Three weeks of NFL action is in the books and now is when bettors start to really learn about the teams on the field. Three weeks is sufficient time to start solidifying opinions on what teams are, as strengths and weaknesses tend to stick around for the long haul. Having said that, some teams can be a product of their schedule. Let’s take a look at two undefeated teams and the legitimacy of their start, and what ails the Super Bowl champions.
CAROLINA’S TIME IS COMING
The Panthers have been one of the more pleasant surprises of the season. The investment of draft capital in their defense has produced a unit that ranks among the league’s best, and the trade for Sam Darnold to pair with offensive coordinator Joe Brady has worked wonders. However, their schedule has been less than challenging with wins over the Jets and Texans, who were without Tyrod Taylor, and a Saints team that was dealing with multiple injured starters. As a result, the Panthers are 3-0 SU and ATS with all three games going under the total, but there are signs pointing to Carolina’s first slip-up coming soon.

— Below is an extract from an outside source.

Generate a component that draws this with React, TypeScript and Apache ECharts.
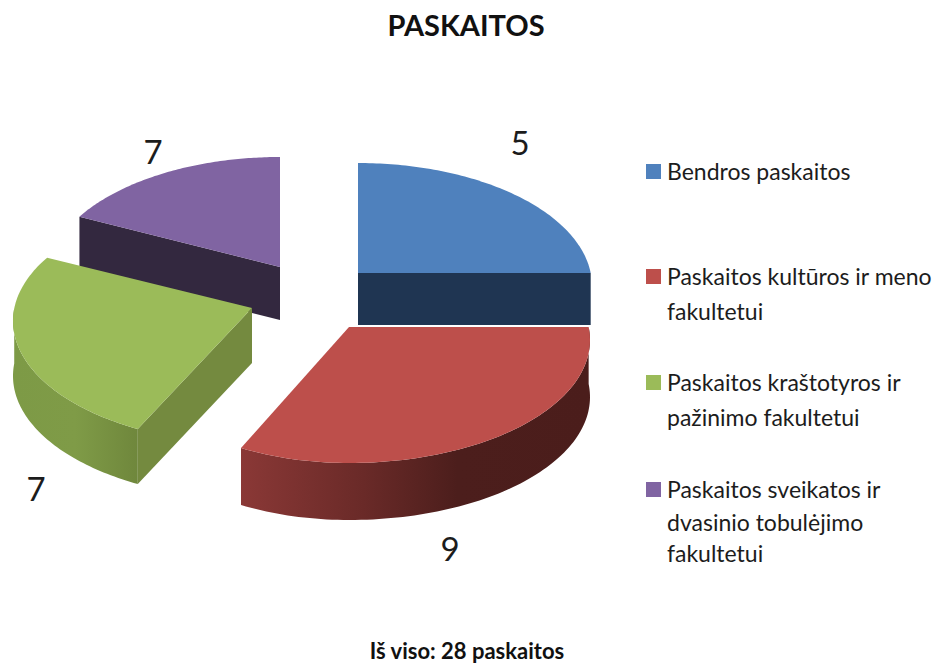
import React, { useEffect, useRef } from "react";
import * as echarts from "echarts";

const chartTitle = "PASKAITOS";
const footer = "Iš viso: 28 paskaitos";
const categories = [
  "Bendros paskaitos",
  "Paskaitos kultūros ir meno fakultetui",
  "Paskaitos kraštotyros ir pažinimo fakultetui",
  "Paskaitos sveikatos ir dvasinio tobulėjimo fakultetui",
];
const legendLines = [
  ["Bendros paskaitos"],
  ["Paskaitos kultūros ir meno", "fakultetui"],
  ["Paskaitos kraštotyros ir", "pažinimo fakultetui"],
  ["Paskaitos sveikatos ir", "dvasinio tobulėjimo", "fakultetui"],
];
// Numbers printed beside the slices
const printedValues = [5, 9, 7, 7];
// Share of the circle each slice really occupies in the picture
const sliceShares = [7, 9, 7, 5];

const topColors = ["#4f81bd", "#bd4f4b", "#9bbb59", "#8064a2"];
const cutColors = ["#1f3552", "#4b1d1b", "#748a3f", "#33283f"];
const wallStops: [number, string][][] = [
  [[0, "#1f3552"], [1, "#1f3552"]],
  [[0, "#8a3836"], [0.35, "#6a2a28"], [0.62, "#4c1e1c"], [1, "#4b1d1b"]],
  [[0, "#7d9a46"], [0.5, "#7f9b47"], [1, "#6f873c"]],
  [[0, "#33283f"], [1, "#33283f"]],
];
const apexes = [[358, 273], [349, 327], [252, 308], [280, 267]];
const radiiRight = [234, 241, 239, 234];
const radiiLeft = [234, 226, 239, 234];
const depths = [52, 57, 55, 53];
const labelPos = [[520, 142], [450, 548], [36, 488], [153, 151]];
const legendTops = [171, 276, 382, 489];
const legendRows = [[171], [276, 311], [382, 417], [489, 522, 553]];
const drawOrder = [3, 0, 2, 1];

const RY = 123;
const SHIFT = 13;
const RAY_Y = 122;

function rimPoint(i: number, deg: number): number[] {
  const t = (deg * Math.PI) / 180;
  const rx = Math.sin(t) < 0 ? radiiLeft[i] : radiiRight[i];
  const dx = Math.sin(t) * rx;
  const dy = -Math.cos(t) * RAY_Y;
  // intersect the ray from the apex with the ellipse whose centre lies SHIFT below it
  const a = (dx * dx) / (rx * rx) + (dy * dy) / (RY * RY);
  const b = (-2 * dy * SHIFT) / (RY * RY);
  const c = (SHIFT * SHIFT) / (RY * RY) - 1;
  const k = (-b + Math.sqrt(b * b - 4 * a * c)) / (2 * a);
  return [apexes[i][0] + k * dx, apexes[i][1] + k * dy];
}

function renderSlice(i: number, startDeg: number, endDeg: number) {
  const [ax, ay] = apexes[i];
  const h = depths[i];
  const rim: number[][] = [];
  const steps = 90;
  for (let s = 0; s <= steps; s++) rim.push(rimPoint(i, startDeg + ((endDeg - startDeg) * s) / steps));
  const children: any[] = [];
  const cut = (p: number[]) => ({
    type: "polygon",
    shape: { points: [[ax, ay], p, [p[0], p[1] + h], [ax, ay + h]] },
    style: { fill: cutColors[i] },
  });
  // outer wall: only the part of the rim that faces the viewer
  const front = rim.filter((_, s) => {
    const d = startDeg + ((endDeg - startDeg) * s) / steps;
    return d >= 90 && d <= 270;
  });
  if (front.length > 1) {
    const lower = front.map((p) => [p[0], p[1] + h]).reverse();
    children.push({
      type: "polygon",
      shape: { points: [...front, ...lower] },
      style: {
        fill: new echarts.graphic.LinearGradient(
          0, 0, 1, 0,
          wallStops[i].map(([offset, color]) => ({ offset, color }))
        ),
      },
    });
  }
  const rad = (d: number) => (d * Math.PI) / 180;
  if (Math.sin(rad(startDeg)) < -0.001) children.push(cut(rim[0]));
  if (Math.sin(rad(endDeg)) > 0.001) children.push(cut(rim[rim.length - 1]));
  children.push({
    type: "polygon",
    shape: { points: [[ax, ay], ...rim] },
    style: { fill: topColors[i] },
  });
  return { type: "group", children };
}

export default function App() {
  const ref = useRef<HTMLDivElement>(null);
  useEffect(() => {
    const chart = echarts.init(ref.current!, null, { renderer: "svg" });
    const total = sliceShares.reduce((a, b) => a + b, 0);
    const starts: number[] = [];
    let acc = 0;
    sliceShares.forEach((v) => {
      starts.push((acc / total) * 360);
      acc += v;
    });
    const font = "Lato, 'Noto Sans', sans-serif";
    const legendGraphics: any[] = [];
    categories.forEach((_, i) => {
      legendGraphics.push({
        type: "rect",
        shape: { x: 646, y: legendTops[i] - 7, width: 15, height: 15 },
        style: { fill: topColors[i] },
      });
      legendLines[i].forEach((line, j) => {
        legendGraphics.push({
          type: "text",
          x: 667,
          y: legendRows[i][j],
          style: { text: line, font: `23px ${font}`, fill: "#1c1c1c", verticalAlign: "middle" },
        });
      });
    });
    chart.setOption({
      animation: false,
      title: [
        { text: chartTitle, left: 461, top: 5, textAlign: "center", textStyle: { fontFamily: font, fontWeight: "bold", fontSize: 29, color: "#111" } },
        { text: footer, left: 462, top: 634, textAlign: "center", textStyle: { fontFamily: font, fontWeight: "bold", fontSize: 22, color: "#111" } },
      ],
      graphic: legendGraphics,
      series: drawOrder.map((i) => ({
        type: "custom",
        name: categories[i],
        coordinateSystem: "none",
        data: [printedValues[i]],
        renderItem: () => renderSlice(i, starts[i], starts[i] + (sliceShares[i] / total) * 360),
        label: { show: false },
      })).concat([
        {
          type: "custom",
          name: "labels",
          coordinateSystem: "none",
          data: printedValues,
          renderItem: (_p: any, api: any) => {
            const idx = _p.dataIndex;
            return {
              type: "text",
              x: labelPos[idx][0],
              y: labelPos[idx][1],
              style: {
                text: String(api.value(0)),
                font: `33px ${font}`,
                fill: "#1c1c1c",
                align: "center",
                verticalAlign: "middle",
              },
            };
          },
        } as any,
      ]),
    });
    return () => chart.dispose();
  }, []);
  return <div ref={ref} style={{ position: "absolute", left: 0, top: 0, width: 936, height: 663 }} />;
}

The Panthers’ offensive line was expected to be a weakness, and that has come to fruition. According to PFF, Carolina has the fourth-lowest pass-blocking grade in the NFL. The blemishes showed up in a massive way on Thursday night against Houston when Darnold was pressured 18 times on 40 pass-blocking snaps. In 20 snaps on true pass sets, the starting offensive line allowed 14 pressures and four of the five starters posted a PFF pass-blocking grade of 49 or lower. For the season, this offensive line has allowed Darnold to be pressured on a ridiculous 46.5 percent of his true pass sets, a figure that is in no way sustainable. Brady has done a masterful job with the play calling to negate this weakness by having Darnold throw a total of 67 passes either behind the line of scrimmage or no more than 9 yards downfield, but the loss of Christian McCaffery changes things. If that leads to deeper dropbacks and throws deeper downfield, Darnold could see a dramatic regression in his play.